Dr.ETL is a data flow orchestration platform, it can handle batch, streaming and ondemand data pipelines and monitor them in real time. Assists in maintaining the data quality and error handling mechanisms while streamlining the data processing process by supporting AI Based Audit Rules, Data Integrity, SLAs, and their rich control action framework.

Benefits

  • Hundreds of functions provide the capability of defining complex data flows.
  • Loading heterogeneous sources of data and analyzing them for anomalies
  • Exploring and conditioning data and identifying relationships between them.
  • Streaming data from various sources in real time.
  • An interactive drag-and-drop interface of the AI-enabled Spark orchestration engine of Dr.ETL allows for the definition of distributed processing spark pipelines.
  • A real-time detailed monitoring system of spark pipelines applied to yarn and cloud native resource managers like Kubernetes (K8s), with historical data available for analysis later.
  • Cloud native observability frameworks like ELK/EFK and Prometheus are supported.

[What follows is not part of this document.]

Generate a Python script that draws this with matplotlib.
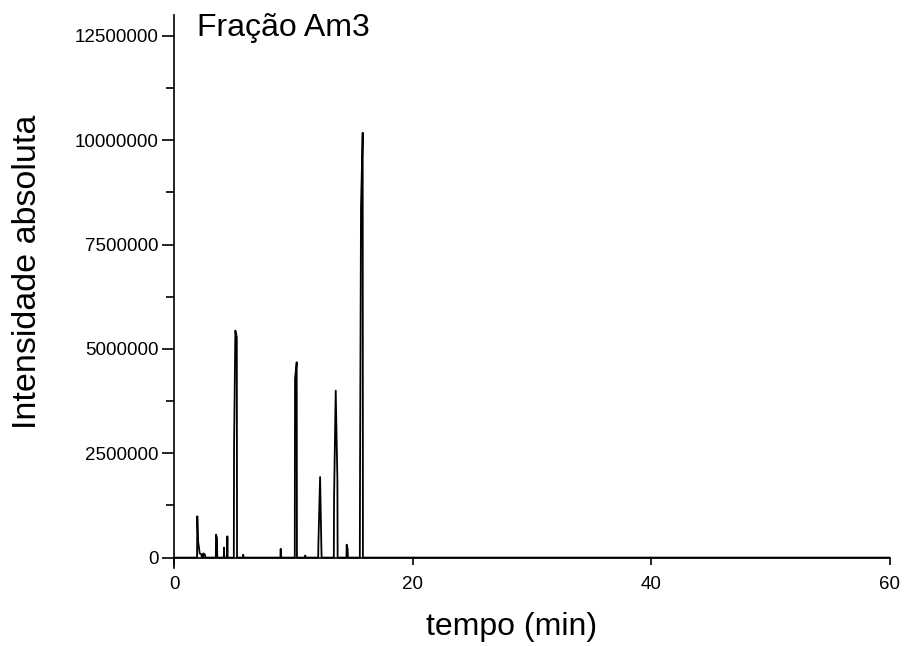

  • The ability to see in detail what happens between pipeline data processing steps.
  • Using notification service, any event in the system will be notified, such as errors or delays.
  • The auto-healing and auto-retrigger support helps eliminate the need to manually process missing data.
  • Dr. ETL anomoly detection framework identified data and process anomolies.
  • Batch pipelines can be triggered using cron/timer schedules and ondemand pipelines can be triggered manually or via external API call.
  • Support for multiple Kubernetes clusters with active-active topology provides redundancy for spark pipelines and also aids in disaster recovery and geo redundancy.